SOURCE DATA
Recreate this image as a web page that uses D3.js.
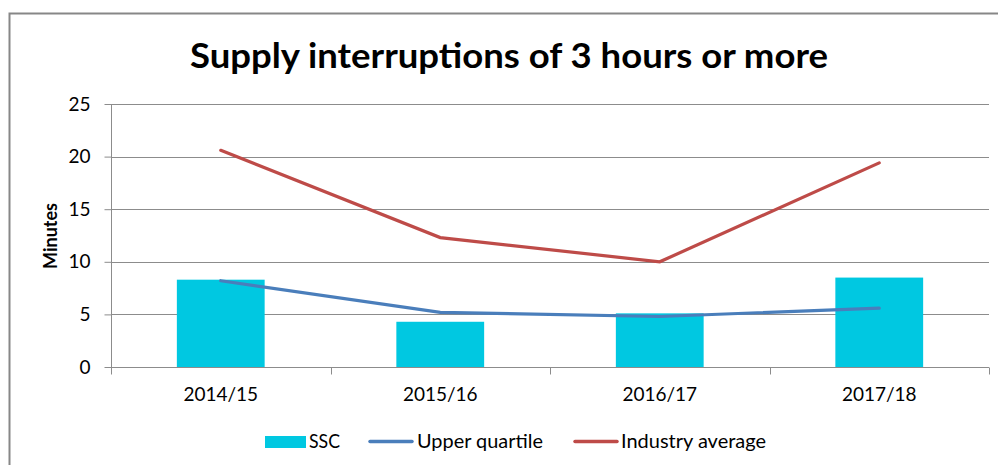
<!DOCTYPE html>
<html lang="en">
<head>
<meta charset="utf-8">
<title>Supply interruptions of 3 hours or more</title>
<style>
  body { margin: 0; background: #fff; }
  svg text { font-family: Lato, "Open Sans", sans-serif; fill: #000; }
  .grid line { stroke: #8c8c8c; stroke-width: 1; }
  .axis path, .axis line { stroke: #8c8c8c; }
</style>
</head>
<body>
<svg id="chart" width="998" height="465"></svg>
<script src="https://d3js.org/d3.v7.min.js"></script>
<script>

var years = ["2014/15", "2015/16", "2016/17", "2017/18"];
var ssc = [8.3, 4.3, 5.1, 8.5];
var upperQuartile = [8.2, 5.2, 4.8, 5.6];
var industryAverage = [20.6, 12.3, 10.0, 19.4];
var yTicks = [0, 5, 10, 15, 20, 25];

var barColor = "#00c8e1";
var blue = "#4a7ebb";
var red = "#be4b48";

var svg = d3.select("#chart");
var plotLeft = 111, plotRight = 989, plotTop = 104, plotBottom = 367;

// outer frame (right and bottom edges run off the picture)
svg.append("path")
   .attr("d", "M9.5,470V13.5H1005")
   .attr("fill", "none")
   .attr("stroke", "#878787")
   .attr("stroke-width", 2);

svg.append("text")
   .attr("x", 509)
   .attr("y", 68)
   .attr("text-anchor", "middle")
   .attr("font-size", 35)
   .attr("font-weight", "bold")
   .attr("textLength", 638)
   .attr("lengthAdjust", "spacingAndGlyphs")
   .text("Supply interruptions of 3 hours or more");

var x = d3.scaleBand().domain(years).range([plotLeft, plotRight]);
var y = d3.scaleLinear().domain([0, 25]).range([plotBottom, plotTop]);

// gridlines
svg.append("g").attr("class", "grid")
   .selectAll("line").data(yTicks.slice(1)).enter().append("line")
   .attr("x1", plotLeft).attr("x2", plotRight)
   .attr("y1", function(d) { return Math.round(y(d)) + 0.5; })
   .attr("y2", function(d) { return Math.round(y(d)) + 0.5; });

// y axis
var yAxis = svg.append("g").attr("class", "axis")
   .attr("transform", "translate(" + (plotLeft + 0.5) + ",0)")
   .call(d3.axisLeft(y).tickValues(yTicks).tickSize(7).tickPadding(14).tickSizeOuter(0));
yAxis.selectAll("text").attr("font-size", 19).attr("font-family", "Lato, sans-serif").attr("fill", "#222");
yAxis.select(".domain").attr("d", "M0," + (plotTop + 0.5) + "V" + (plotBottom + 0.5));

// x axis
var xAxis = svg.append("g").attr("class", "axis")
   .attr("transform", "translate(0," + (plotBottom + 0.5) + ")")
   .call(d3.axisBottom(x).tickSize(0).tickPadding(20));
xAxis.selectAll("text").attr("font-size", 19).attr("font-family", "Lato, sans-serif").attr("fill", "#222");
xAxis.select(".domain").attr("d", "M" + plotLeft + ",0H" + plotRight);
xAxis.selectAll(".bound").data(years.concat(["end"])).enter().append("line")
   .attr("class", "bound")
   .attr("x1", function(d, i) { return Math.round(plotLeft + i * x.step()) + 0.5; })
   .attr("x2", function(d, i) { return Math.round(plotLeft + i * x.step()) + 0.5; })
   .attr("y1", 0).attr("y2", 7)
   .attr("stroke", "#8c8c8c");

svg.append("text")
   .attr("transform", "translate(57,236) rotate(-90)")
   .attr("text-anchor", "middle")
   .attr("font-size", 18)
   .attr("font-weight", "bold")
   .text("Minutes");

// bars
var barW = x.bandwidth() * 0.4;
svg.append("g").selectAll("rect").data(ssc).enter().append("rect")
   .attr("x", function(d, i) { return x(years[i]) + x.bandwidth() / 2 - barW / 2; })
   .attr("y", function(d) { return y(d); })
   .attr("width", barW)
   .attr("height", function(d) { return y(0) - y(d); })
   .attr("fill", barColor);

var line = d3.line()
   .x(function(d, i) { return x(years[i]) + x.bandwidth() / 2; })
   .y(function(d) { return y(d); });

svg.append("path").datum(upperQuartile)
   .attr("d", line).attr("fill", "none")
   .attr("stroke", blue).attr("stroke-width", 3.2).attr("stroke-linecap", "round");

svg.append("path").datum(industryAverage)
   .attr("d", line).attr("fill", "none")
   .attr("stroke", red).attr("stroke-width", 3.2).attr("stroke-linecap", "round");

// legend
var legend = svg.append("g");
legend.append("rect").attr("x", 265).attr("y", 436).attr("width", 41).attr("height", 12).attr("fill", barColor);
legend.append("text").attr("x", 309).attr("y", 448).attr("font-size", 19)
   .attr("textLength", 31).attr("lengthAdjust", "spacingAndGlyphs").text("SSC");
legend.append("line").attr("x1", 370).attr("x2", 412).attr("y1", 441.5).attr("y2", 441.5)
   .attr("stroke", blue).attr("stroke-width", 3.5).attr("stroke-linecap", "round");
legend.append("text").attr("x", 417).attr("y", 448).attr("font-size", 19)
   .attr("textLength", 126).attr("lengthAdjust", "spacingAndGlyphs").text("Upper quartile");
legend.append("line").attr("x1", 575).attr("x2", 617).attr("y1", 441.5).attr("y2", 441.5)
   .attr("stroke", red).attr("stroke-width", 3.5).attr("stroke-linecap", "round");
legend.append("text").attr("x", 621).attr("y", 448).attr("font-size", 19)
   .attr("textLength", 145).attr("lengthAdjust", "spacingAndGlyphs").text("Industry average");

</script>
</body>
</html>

TASK REQUIREMENTS
Copy the whole of the material above exactly, but not its images.

EXERCISE OUTPUT
Recreate this image as a web page that uses D3.js.
<!DOCTYPE html>
<html lang="en">
<head>
<meta charset="utf-8">
<title>Supply interruptions of 3 hours or more</title>
<style>
  body { margin: 0; background: #fff; }
  svg text { font-family: Lato, "Open Sans", sans-serif; fill: #000; }
  .grid line { stroke: #8c8c8c; stroke-width: 1; }
  .axis path, .axis line { stroke: #8c8c8c; }
</style>
</head>
<body>
<svg id="chart" width="998" height="465"></svg>
<script src="https://d3js.org/d3.v7.min.js"></script>
<script>

var years = ["2014/15", "2015/16", "2016/17", "2017/18"];
var ssc = [8.3, 4.3, 5.1, 8.5];
var upperQuartile = [8.2, 5.2, 4.8, 5.6];
var industryAverage = [20.6, 12.3, 10.0, 19.4];
var yTicks = [0, 5, 10, 15, 20, 25];

var barColor = "#00c8e1";
var blue = "#4a7ebb";
var red = "#be4b48";

var svg = d3.select("#chart");
var plotLeft = 111, plotRight = 989, plotTop = 104, plotBottom = 367;

// outer frame (right and bottom edges run off the picture)
svg.append("path")
   .attr("d", "M9.5,470V13.5H1005")
   .attr("fill", "none")
   .attr("stroke", "#878787")
   .attr("stroke-width", 2);

svg.append("text")
   .attr("x", 509)
   .attr("y", 68)
   .attr("text-anchor", "middle")
   .attr("font-size", 35)
   .attr("font-weight", "bold")
   .attr("textLength", 638)
   .attr("lengthAdjust", "spacingAndGlyphs")
   .text("Supply interruptions of 3 hours or more");

var x = d3.scaleBand().domain(years).range([plotLeft, plotRight]);
var y = d3.scaleLinear().domain([0, 25]).range([plotBottom, plotTop]);

// gridlines
svg.append("g").attr("class", "grid")
   .selectAll("line").data(yTicks.slice(1)).enter().append("line")
   .attr("x1", plotLeft).attr("x2", plotRight)
   .attr("y1", function(d) { return Math.round(y(d)) + 0.5; })
   .attr("y2", function(d) { return Math.round(y(d)) + 0.5; });

// y axis
var yAxis = svg.append("g").attr("class", "axis")
   .attr("transform", "translate(" + (plotLeft + 0.5) + ",0)")
   .call(d3.axisLeft(y).tickValues(yTicks).tickSize(7).tickPadding(14).tickSizeOuter(0));
yAxis.selectAll("text").attr("font-size", 19).attr("font-family", "Lato, sans-serif").attr("fill", "#222");
yAxis.select(".domain").attr("d", "M0," + (plotTop + 0.5) + "V" + (plotBottom + 0.5));

// x axis
var xAxis = svg.append("g").attr("class", "axis")
   .attr("transform", "translate(0," + (plotBottom + 0.5) + ")")
   .call(d3.axisBottom(x).tickSize(0).tickPadding(20));
xAxis.selectAll("text").attr("font-size", 19).attr("font-family", "Lato, sans-serif").attr("fill", "#222");
xAxis.select(".domain").attr("d", "M" + plotLeft + ",0H" + plotRight);
xAxis.selectAll(".bound").data(years.concat(["end"])).enter().append("line")
   .attr("class", "bound")
   .attr("x1", function(d, i) { return Math.round(plotLeft + i * x.step()) + 0.5; })
   .attr("x2", function(d, i) { return Math.round(plotLeft + i * x.step()) + 0.5; })
   .attr("y1", 0).attr("y2", 7)
   .attr("stroke", "#8c8c8c");

svg.append("text")
   .attr("transform", "translate(57,236) rotate(-90)")
   .attr("text-anchor", "middle")
   .attr("font-size", 18)
   .attr("font-weight", "bold")
   .text("Minutes");

// bars
var barW = x.bandwidth() * 0.4;
svg.append("g").selectAll("rect").data(ssc).enter().append("rect")
   .attr("x", function(d, i) { return x(years[i]) + x.bandwidth() / 2 - barW / 2; })
   .attr("y", function(d) { return y(d); })
   .attr("width", barW)
   .attr("height", function(d) { return y(0) - y(d); })
   .attr("fill", barColor);

var line = d3.line()
   .x(function(d, i) { return x(years[i]) + x.bandwidth() / 2; })
   .y(function(d) { return y(d); });

svg.append("path").datum(upperQuartile)
   .attr("d", line).attr("fill", "none")
   .attr("stroke", blue).attr("stroke-width", 3.2).attr("stroke-linecap", "round");

svg.append("path").datum(industryAverage)
   .attr("d", line).attr("fill", "none")
   .attr("stroke", red).attr("stroke-width", 3.2).attr("stroke-linecap", "round");

// legend
var legend = svg.append("g");
legend.append("rect").attr("x", 265).attr("y", 436).attr("width", 41).attr("height", 12).attr("fill", barColor);
legend.append("text").attr("x", 309).attr("y", 448).attr("font-size", 19)
   .attr("textLength", 31).attr("lengthAdjust", "spacingAndGlyphs").text("SSC");
legend.append("line").attr("x1", 370).attr("x2", 412).attr("y1", 441.5).attr("y2", 441.5)
   .attr("stroke", blue).attr("stroke-width", 3.5).attr("stroke-linecap", "round");
legend.append("text").attr("x", 417).attr("y", 448).attr("font-size", 19)
   .attr("textLength", 126).attr("lengthAdjust", "spacingAndGlyphs").text("Upper quartile");
legend.append("line").attr("x1", 575).attr("x2", 617).attr("y1", 441.5).attr("y2", 441.5)
   .attr("stroke", red).attr("stroke-width", 3.5).attr("stroke-linecap", "round");
legend.append("text").attr("x", 621).attr("y", 448).attr("font-size", 19)
   .attr("textLength", 145).attr("lengthAdjust", "spacingAndGlyphs").text("Industry average");

</script>
</body>
</html>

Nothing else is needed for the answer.